Umbeck also worked closely with Professors Jack Barron, recently retired, and Justin Tobias, then head of the Economics department.
“My primary role as head was to determine how PURCE could help strengthen the Economics department,” Tobias says. Through its decade-long existence, the center has funded econ faculty lines — seven in 2021-22.
“We don't start with conclusions and work backwards. We follow the evidence to the results that are supported by the data. And our scholars are teaching the next generation of economists these research methods.”
Kevin Mumford, Professor of Economics, Kozuch Director, PURCE
The Purdue University Research Center in Economics (PURCE) —known as Purdue’s Economics Research Center, or PERC, at the time — was officially recognized as a university center on February 2, 2014, with Umbeck as director.
A memo documenting the approval of the center highlights the small scale of the operation. It allocates “cubicle spaces” for new PhD students “in the basement floor of the Krannert building.” The memo also clarified that “no additional space [would] be required.”
That statement was rendered inaccurate, as PURCE became more successful than any of its founders could have predicted. Umbeck says that they started by funding graduate students to study economics.
“The next thing I knew we were funding faculty positions,” he says.
PURCE was elevated from the basement to the newly renovated third floor of the Krannert building in 2017. Today the center boasts more than 30 faculty affiliates across all fields of economics, strengthening the presence of fields like public economics, labor economics, and empirical macroeconomics.
The center’s mission, as articulated by current director Kevin Mumford, is to conduct and share data-driven research into how laws, regulations, and government programs affect the market economy and the well-being of individuals and society. Center faculty affiliates and econ PhD students produce objective empirical analysis in areas including competition, crime, education, fiscal policy, health, innovation, market solutions, state policies, trade, and work.
The center’s staff consists of a marketing specialist and a senior administrative assistant.

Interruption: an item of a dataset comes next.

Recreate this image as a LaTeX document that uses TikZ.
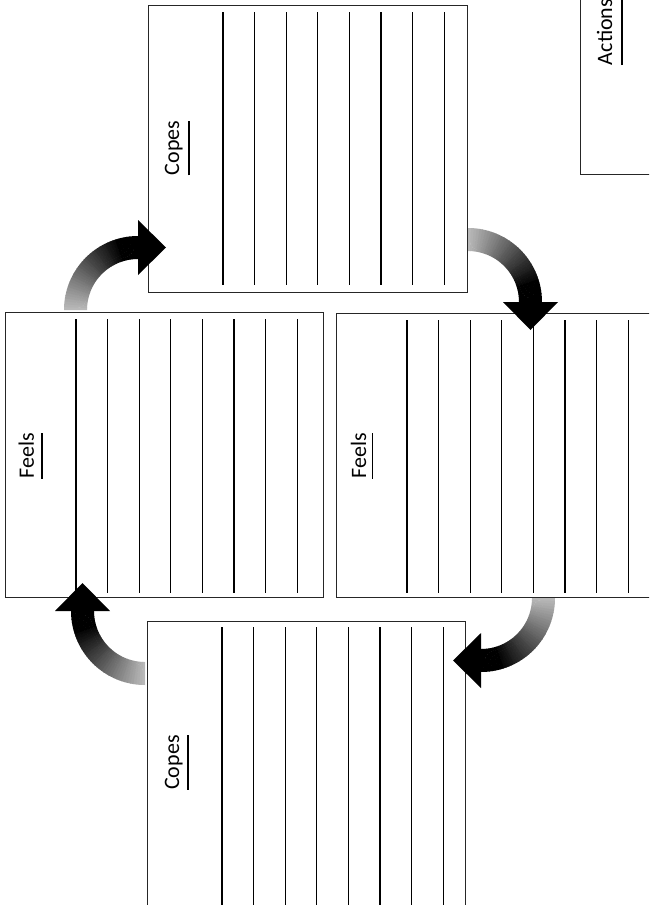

Aided by student employees, a part-time communications consultant, and the Purdue business school community, all work to fulfill the center’s mission of providing data and information that can lead to more informed policy decisions.
“We want to get people and policy makers interested in economic research that otherwise might just sit on a shelf in an academic journal,” Mumford says.
Starting with Mumford being named director at the beginning of the 2018-19 academic year, PURCE began hosting regular events, including a monthly faculty talk for area community and business leaders and information sessions for state lawmakers and other government leaders. The center maintains congenial relationships with fellow policy centers like George Mason University’s Mercatus Center and works closely with Purdue’s Office of Government Relations and the Purdue business school’s development office. The center subsists on the support of a wide variety of donors, from foundations to local business and community leaders.
In recognition of a large gift to the center, Mumford’s position was named the Kozuch Director of PURCE in August 2019. He notes that PURCE’s future is secure thanks to the generosity of donors and the efforts of faculty and staff who believe in the center’s mission.
Mumford emphasizes that the center doesn’t speak with one voice.
“Whichever way the empirical evidence goes, that’s the message. You don’t have to check with the center director before you say something; faculty affiliates and PhD students have the freedom to follow the evidence.”
“We don’t start with conclusions and work backwards,” Mumford says. “We follow the empirical evidence to the results that are supported by the data. And our scholars are teaching the next generation of economists these research methods.”